SET EXERCISE >> Take the lines from the top down to and including the one with "const clasticsAges: Pt = [337.8, 361.5];" and repeat them exactly. Omit images.
####
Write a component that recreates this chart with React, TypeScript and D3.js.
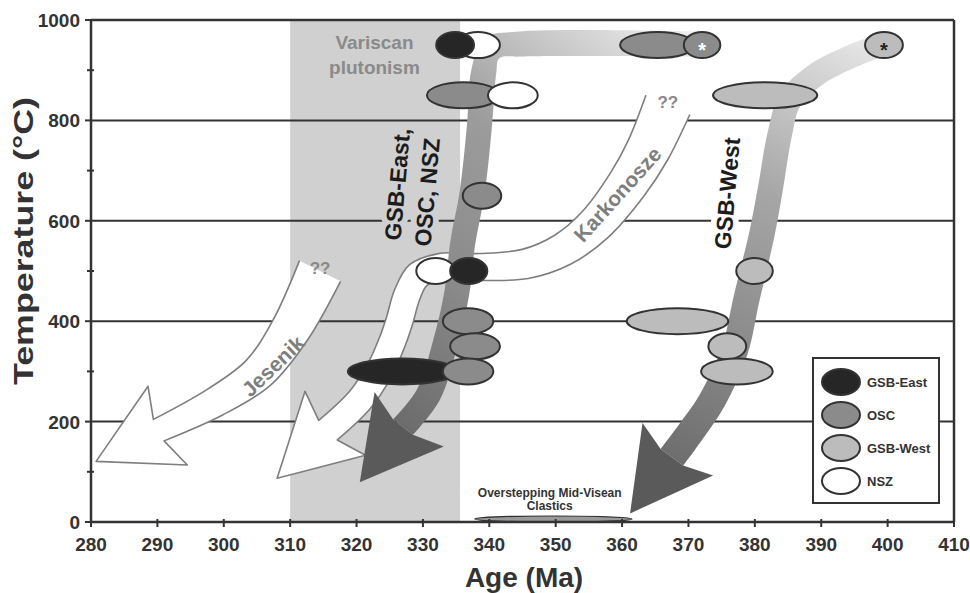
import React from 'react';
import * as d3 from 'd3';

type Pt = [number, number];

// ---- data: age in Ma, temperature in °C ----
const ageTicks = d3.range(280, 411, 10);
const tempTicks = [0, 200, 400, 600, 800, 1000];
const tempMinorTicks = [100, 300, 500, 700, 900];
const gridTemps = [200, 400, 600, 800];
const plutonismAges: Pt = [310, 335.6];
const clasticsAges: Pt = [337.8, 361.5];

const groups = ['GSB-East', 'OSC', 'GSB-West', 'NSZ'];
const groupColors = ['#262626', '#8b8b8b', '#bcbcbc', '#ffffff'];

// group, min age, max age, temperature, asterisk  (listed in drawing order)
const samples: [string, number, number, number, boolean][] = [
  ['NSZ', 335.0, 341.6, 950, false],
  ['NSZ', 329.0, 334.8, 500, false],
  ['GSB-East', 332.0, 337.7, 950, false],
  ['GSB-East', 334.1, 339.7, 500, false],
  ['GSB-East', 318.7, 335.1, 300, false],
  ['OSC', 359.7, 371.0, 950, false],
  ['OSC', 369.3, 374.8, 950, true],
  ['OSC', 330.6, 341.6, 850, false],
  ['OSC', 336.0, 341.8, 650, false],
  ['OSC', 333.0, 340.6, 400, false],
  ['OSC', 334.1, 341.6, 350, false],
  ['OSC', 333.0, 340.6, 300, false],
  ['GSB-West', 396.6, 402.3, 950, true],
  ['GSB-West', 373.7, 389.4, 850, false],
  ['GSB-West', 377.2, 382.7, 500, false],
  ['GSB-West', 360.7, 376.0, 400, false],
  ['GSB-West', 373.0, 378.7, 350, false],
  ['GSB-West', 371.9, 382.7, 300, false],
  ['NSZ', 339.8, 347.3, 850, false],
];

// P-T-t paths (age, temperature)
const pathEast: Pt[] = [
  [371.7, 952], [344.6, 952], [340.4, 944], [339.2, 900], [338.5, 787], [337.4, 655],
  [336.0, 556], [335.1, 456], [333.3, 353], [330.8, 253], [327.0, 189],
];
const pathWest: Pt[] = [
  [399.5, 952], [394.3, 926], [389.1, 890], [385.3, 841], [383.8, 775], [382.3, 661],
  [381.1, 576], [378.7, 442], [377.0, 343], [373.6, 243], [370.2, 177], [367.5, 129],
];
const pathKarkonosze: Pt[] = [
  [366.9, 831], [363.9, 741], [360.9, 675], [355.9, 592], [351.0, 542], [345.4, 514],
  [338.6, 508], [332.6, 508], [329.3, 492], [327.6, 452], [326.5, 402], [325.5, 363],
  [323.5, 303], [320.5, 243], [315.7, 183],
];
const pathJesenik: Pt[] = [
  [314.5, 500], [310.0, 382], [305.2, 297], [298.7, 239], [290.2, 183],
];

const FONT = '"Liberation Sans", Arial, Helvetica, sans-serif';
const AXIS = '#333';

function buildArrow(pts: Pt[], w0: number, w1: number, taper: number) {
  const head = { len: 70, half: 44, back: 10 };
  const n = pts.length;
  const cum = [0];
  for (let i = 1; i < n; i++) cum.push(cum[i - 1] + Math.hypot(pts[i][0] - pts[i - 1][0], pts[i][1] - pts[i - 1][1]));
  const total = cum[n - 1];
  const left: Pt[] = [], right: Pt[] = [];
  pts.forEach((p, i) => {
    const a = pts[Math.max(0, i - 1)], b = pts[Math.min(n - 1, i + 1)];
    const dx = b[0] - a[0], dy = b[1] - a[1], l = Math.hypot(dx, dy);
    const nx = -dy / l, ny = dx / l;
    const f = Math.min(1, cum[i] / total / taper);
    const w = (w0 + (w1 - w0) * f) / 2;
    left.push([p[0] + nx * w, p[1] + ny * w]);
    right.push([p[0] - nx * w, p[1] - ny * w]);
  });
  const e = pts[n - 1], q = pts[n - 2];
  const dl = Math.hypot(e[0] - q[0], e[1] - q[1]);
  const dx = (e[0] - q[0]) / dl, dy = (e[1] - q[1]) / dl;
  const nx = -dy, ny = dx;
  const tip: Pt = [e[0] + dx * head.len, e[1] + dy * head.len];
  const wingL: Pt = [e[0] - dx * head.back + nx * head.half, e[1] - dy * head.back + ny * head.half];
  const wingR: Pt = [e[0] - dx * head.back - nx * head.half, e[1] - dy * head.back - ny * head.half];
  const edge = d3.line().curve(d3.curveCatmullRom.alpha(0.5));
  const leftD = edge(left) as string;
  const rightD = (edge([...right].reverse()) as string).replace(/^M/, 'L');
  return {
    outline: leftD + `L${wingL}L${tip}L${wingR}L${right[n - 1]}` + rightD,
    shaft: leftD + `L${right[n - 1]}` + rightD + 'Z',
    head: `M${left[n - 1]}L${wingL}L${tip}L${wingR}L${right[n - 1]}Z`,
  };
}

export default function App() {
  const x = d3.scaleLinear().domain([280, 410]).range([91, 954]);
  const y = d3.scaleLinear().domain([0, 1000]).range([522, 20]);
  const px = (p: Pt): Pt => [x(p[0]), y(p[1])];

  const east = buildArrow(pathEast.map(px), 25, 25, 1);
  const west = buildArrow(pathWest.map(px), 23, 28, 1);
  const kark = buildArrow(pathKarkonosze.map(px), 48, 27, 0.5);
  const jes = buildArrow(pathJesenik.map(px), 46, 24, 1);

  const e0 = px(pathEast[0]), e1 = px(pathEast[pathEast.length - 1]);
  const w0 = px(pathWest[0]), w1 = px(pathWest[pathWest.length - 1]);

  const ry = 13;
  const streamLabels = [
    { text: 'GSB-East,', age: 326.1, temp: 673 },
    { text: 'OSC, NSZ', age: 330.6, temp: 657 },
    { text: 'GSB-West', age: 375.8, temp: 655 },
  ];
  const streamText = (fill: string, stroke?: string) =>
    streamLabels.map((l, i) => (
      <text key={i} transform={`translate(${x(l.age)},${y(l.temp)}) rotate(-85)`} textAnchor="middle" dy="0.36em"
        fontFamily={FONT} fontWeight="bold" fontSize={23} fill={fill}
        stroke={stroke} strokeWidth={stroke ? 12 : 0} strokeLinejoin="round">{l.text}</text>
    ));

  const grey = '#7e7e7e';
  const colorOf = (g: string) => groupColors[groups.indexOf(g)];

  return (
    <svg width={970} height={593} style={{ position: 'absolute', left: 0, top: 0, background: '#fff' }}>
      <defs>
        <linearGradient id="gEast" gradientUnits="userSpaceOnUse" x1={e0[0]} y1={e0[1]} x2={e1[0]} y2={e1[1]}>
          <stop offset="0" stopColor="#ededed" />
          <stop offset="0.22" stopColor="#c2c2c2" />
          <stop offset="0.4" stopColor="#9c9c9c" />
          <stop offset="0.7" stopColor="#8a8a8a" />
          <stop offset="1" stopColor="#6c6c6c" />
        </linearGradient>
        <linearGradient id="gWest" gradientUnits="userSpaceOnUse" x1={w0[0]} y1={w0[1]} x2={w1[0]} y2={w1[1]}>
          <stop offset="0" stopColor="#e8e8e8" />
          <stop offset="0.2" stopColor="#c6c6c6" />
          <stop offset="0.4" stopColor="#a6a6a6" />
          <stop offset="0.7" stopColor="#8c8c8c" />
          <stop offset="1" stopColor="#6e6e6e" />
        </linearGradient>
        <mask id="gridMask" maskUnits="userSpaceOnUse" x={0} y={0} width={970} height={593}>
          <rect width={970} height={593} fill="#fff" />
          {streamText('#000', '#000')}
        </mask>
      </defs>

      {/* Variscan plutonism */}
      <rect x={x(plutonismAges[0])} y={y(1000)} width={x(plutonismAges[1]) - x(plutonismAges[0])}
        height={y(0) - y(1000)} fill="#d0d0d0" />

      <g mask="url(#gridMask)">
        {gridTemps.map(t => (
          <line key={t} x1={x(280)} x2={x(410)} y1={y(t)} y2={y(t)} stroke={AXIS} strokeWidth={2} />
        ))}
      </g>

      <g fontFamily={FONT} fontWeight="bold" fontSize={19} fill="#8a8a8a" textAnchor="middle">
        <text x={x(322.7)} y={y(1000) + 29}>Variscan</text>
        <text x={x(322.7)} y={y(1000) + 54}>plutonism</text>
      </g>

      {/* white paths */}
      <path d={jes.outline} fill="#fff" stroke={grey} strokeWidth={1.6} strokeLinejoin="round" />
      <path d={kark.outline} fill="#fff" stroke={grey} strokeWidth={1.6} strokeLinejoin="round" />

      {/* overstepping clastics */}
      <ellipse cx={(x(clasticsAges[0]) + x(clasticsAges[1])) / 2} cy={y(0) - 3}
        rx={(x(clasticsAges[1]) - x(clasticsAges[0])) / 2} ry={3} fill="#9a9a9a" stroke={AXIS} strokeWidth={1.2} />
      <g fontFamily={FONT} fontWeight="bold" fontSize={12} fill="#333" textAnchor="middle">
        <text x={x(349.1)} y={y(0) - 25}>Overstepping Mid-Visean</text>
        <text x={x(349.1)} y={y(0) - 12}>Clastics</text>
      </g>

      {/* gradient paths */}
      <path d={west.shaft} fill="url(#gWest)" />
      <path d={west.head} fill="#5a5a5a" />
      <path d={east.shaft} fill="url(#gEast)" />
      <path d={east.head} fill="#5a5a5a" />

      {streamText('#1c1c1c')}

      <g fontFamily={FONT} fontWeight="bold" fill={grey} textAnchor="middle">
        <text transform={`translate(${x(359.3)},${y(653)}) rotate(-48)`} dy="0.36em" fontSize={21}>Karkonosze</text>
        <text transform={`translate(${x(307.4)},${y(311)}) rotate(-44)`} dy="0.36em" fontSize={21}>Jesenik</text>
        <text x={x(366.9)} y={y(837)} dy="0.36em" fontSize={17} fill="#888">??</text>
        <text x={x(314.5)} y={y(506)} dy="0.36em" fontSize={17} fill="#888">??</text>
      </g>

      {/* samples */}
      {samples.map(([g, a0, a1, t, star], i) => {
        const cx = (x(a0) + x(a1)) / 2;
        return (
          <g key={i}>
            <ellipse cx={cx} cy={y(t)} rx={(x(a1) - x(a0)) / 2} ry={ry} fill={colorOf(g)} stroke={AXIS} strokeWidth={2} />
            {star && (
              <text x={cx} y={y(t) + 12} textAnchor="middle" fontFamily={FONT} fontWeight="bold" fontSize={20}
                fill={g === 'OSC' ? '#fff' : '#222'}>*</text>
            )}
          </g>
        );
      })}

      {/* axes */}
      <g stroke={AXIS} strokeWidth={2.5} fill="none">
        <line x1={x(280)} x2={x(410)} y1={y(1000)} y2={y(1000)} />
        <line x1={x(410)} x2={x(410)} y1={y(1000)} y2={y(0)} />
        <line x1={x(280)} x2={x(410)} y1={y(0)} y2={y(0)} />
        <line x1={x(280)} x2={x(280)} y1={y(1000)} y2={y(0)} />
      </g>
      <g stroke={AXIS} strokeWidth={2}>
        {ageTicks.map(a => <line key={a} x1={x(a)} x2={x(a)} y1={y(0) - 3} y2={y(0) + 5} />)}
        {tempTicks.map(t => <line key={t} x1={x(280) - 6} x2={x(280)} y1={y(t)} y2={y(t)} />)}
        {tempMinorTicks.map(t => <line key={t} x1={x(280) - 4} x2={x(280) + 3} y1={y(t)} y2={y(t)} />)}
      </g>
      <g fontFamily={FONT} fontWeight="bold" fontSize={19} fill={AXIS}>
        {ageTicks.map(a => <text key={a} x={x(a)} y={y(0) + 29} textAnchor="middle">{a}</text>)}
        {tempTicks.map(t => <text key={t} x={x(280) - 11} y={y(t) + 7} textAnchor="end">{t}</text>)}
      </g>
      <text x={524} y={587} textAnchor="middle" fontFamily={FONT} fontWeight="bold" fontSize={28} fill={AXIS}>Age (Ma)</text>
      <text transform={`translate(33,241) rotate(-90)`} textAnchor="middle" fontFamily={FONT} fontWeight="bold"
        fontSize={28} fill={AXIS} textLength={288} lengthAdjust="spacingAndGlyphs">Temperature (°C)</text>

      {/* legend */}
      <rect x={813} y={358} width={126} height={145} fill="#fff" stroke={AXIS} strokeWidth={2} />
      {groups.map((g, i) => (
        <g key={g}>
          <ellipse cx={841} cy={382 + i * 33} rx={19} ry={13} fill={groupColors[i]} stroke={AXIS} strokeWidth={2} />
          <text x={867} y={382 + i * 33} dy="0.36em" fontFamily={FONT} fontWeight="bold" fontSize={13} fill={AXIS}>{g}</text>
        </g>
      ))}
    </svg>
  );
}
####
ANSWER TO THIS PROBLEM >>
Write a component that recreates this chart with React, TypeScript and D3.js.
import React from 'react';
import * as d3 from 'd3';

type Pt = [number, number];

// ---- data: age in Ma, temperature in °C ----
const ageTicks = d3.range(280, 411, 10);
const tempTicks = [0, 200, 400, 600, 800, 1000];
const tempMinorTicks = [100, 300, 500, 700, 900];
const gridTemps = [200, 400, 600, 800];
const plutonismAges: Pt = [310, 335.6];
const clasticsAges: Pt = [337.8, 361.5];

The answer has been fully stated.